MARC customer service issues

Michael Dresser

Of all the customers of the Maryland Transit Administration, none are more vocal than MARC train riders in crying foul over real and imagined service lapses.

Many MARC folks come from a more elevated social strata than other public transit riders, and their expectations are high. Indignities MTA bus riders endure in silence bring protests from MARC passengers. And MARC riders can be quick to point the finger at the wrong people for the unavoidable mishaps that occur when commuter trains share a fragile system with Amtrak and CSX.
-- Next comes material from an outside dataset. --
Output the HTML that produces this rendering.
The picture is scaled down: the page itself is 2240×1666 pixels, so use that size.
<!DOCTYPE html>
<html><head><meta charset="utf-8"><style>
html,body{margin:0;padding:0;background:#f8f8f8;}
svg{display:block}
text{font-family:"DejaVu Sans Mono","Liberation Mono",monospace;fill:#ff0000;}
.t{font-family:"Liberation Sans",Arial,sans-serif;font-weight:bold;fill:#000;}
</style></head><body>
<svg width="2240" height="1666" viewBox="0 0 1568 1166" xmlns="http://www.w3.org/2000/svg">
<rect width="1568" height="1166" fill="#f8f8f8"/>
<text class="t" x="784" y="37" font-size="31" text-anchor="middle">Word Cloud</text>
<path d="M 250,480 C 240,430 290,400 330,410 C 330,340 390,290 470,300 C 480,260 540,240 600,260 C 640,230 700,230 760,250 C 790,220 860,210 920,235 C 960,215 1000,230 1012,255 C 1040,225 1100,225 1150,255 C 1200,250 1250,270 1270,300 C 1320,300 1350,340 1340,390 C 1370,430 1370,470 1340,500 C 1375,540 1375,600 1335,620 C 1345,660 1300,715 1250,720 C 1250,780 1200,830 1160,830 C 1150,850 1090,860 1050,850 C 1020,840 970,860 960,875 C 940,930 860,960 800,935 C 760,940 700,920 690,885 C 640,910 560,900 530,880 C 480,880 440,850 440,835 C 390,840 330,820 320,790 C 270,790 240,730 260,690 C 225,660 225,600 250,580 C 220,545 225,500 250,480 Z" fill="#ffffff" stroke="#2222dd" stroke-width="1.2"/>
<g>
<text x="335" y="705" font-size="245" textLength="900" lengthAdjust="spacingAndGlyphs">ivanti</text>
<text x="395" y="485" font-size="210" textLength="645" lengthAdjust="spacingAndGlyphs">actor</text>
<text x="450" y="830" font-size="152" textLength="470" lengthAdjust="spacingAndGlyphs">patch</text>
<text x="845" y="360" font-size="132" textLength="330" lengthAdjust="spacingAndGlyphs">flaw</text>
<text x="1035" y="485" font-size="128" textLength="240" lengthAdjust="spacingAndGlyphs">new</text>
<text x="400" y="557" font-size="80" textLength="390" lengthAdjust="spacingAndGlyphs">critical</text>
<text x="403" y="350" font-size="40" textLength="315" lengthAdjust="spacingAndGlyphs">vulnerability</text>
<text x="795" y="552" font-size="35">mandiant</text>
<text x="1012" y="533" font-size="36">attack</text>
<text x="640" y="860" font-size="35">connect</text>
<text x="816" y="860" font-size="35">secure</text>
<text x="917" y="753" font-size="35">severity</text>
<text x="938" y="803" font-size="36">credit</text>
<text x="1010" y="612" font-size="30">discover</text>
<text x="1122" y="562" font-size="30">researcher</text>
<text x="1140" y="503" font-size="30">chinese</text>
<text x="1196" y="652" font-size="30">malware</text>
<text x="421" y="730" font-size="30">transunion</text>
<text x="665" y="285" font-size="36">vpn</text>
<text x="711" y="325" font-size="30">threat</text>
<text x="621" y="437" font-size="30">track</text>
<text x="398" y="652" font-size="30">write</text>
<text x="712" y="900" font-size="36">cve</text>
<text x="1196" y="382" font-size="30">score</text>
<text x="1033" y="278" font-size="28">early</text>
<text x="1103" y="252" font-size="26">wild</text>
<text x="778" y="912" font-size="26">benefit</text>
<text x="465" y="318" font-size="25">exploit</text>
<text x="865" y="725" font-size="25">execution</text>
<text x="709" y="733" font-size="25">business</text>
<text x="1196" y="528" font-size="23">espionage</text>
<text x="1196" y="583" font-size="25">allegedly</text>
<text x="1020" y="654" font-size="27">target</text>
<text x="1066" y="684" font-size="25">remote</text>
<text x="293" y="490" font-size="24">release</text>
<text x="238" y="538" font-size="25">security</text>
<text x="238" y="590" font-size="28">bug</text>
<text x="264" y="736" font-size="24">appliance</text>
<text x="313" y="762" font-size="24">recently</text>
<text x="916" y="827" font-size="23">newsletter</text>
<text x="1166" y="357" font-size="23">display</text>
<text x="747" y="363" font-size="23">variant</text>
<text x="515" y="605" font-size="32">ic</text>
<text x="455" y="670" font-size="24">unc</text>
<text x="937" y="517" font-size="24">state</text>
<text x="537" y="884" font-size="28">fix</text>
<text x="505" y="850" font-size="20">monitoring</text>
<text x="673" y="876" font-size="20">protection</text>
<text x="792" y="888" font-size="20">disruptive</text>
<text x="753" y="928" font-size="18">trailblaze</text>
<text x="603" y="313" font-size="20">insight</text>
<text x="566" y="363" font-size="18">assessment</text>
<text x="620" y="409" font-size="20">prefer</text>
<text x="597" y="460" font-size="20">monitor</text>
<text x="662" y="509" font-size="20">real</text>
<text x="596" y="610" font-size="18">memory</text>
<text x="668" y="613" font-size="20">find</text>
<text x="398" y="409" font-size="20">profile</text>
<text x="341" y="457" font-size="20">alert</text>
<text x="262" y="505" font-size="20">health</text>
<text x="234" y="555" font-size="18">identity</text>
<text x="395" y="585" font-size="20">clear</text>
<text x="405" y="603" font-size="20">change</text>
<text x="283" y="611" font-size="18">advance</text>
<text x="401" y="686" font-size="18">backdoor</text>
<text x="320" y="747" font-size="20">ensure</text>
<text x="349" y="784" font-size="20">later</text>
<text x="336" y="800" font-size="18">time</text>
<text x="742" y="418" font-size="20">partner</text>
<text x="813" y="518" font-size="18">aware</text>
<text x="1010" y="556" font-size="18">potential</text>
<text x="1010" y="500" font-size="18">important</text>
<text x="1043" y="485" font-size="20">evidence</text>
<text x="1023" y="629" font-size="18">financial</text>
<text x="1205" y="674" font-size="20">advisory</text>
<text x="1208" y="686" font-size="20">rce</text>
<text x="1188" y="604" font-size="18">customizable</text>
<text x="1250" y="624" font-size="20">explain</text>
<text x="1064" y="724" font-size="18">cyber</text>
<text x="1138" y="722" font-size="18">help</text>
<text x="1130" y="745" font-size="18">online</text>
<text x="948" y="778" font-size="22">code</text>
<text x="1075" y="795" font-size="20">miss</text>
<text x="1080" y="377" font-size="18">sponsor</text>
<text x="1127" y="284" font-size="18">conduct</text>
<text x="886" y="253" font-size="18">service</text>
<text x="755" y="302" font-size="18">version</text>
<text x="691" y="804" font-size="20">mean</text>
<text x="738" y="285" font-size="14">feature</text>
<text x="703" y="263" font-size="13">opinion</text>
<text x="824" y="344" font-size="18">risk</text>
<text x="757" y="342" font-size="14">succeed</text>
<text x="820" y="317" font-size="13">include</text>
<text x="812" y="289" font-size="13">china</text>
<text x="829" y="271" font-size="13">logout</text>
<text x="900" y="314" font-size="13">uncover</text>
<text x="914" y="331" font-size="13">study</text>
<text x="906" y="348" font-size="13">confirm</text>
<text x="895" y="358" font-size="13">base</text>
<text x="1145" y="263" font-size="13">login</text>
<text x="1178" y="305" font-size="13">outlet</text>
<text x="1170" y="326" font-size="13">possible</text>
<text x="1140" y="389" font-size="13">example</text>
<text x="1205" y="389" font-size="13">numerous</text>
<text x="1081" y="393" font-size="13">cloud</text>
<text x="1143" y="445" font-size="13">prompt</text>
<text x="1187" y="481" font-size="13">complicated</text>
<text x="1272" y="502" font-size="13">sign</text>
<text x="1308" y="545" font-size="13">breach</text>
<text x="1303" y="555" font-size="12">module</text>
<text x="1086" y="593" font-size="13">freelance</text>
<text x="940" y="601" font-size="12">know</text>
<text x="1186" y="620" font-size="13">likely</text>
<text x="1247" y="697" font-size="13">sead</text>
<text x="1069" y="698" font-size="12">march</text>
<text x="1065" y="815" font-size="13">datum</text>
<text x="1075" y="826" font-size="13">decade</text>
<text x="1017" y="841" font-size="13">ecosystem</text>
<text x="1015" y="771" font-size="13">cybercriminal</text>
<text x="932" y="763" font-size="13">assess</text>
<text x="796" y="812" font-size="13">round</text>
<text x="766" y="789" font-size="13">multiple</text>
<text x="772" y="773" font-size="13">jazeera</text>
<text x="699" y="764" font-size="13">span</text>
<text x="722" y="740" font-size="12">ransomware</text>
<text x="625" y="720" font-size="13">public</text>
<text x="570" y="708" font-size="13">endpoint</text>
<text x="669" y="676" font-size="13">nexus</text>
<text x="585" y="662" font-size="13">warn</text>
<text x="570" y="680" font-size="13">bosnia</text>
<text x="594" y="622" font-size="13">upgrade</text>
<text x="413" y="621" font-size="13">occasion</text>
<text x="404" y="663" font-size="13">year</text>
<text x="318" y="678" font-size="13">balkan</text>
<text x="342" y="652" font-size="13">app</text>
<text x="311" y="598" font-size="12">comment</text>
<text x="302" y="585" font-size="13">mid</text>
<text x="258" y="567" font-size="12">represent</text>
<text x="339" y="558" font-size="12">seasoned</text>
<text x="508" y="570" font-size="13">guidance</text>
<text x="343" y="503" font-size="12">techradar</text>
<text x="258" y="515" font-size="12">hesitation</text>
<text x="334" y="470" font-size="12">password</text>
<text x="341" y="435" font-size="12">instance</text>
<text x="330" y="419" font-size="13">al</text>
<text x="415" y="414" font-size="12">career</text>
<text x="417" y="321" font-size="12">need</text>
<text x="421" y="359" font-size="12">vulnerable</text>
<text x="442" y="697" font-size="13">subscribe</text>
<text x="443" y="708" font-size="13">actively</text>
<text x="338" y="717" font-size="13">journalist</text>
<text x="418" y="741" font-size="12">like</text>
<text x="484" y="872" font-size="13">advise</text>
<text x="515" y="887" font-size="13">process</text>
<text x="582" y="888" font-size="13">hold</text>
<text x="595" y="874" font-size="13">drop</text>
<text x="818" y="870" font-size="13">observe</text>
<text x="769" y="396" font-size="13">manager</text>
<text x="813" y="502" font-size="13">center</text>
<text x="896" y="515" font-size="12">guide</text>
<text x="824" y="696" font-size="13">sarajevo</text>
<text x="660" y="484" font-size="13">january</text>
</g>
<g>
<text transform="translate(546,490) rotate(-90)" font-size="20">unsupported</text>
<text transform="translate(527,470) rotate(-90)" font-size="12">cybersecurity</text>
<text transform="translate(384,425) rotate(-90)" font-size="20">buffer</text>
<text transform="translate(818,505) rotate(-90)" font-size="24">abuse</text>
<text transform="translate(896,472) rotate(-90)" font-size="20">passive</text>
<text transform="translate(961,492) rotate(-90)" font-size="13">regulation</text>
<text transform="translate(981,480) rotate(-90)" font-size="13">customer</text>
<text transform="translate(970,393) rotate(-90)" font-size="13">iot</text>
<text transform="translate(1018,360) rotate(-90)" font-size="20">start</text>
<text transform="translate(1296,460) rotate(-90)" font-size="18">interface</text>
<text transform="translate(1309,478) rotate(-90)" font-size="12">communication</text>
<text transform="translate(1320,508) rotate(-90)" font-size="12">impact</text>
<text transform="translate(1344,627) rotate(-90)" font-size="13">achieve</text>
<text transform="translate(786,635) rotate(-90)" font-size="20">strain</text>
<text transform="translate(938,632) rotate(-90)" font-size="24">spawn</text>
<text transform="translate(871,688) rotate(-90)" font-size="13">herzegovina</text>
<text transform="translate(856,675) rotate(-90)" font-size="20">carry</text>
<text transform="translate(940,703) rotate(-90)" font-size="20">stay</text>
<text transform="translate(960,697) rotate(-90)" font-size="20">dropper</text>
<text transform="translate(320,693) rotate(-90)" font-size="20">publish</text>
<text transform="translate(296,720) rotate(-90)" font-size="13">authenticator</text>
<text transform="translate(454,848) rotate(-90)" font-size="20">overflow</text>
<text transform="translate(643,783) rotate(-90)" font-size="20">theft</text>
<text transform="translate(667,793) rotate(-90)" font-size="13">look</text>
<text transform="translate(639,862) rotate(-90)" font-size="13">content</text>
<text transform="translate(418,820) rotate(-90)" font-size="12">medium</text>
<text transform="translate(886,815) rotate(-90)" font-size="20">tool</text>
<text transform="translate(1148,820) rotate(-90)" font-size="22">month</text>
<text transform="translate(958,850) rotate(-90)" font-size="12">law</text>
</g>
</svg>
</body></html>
But sometimes a MARC rider registers a complaint that goes straight to the heart of issues for which the MTA is fully culpable. So it is with Timberly Wuester of Baltimore.

Last Tuesday morning was a bone-chilling reminder that winter doesn’t end in February. Wuester writes that she arrived at the West Baltimore MARC station to catch the 5:32 a.m. train. At the platform, a fellow passenger informed her the train was expected to be 15 minutes late.

[...]

Wuester and her fellow passengers waited for the 6:02 a.m. train, but it didn’t arrive. Finally, she reported, the 6:24 a.m. train arrived and was overrun with passengers who had been skipped there and in Halethorpe.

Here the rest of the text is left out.